How much of this is for a noob like me that just uses vscode? I hardly ever see the git command line, and when I do see it, its trouble beyond what anybody can fix...
VSCode git interface is actually pretty powerful, 99.9% of the git actions I do are already covered there, including merging, stashing, tagging, getting output from the git hooks...
However changing the diff algorithm is still a nice one, both for solving conflicts and to avoid the ocassional bad automated merges (the latter is scarier as you don't even know you pushed something wrong).
I wouldn't like to be this kind of person, but, in the case of git, the best you can do you is forcing yourself little by little to use the Git CLI. It's far from being beginner friendly, but it shows the things the way the really are. GUI git tools hide things under their hood, which is ok for most cases but when you need a little more complex thing you are limited to their capabilities.
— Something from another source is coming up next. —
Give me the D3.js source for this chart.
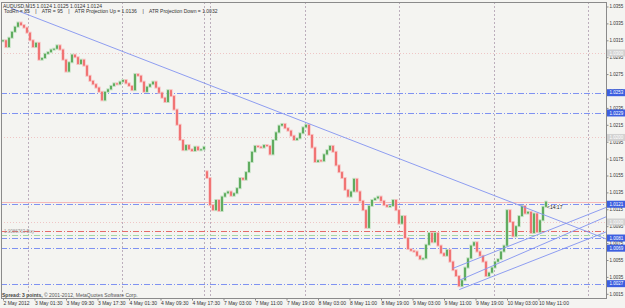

I just use kdiff3 - automatically solves most merge conflicts & it’s rarely to never done so incorrectly. And when it can’t resolve the merge conflicts, line alignment is very nice. I prefer it to the cluttered experience of BeyondCompare and other more “feature-filled” options.
Should create an XKCD with “There is always n+1 Git client GUI”.
EVERY new employee arrives saying “Hey I’ve found this great UI for git, this one really nails it and makes git easy” and every time it’s a new Git UI that I’ve never heard of. It’s the “hello world” of startups: Creat their great git UI and publish it.
Then they commit with the default crappy commit messages and they don’t know how to git-rebase-i.
> Maybe git is just too complicated for average users (myself included).
Then use the vscode wrapper, or whatever you choose.
People complain that "git" is complicated when what is really happening is that they're looking at a revision management problem like a merge conflict or regression bisection, or having to split/refactor a giant blob of changes as demanded by an upstream project, etc...
Those tasks are complicated, necessarily. And git is a tool for doing them. But people tend to get confused about this and blame the tool and not the problem. But a better UI isn't going to make that split not suck.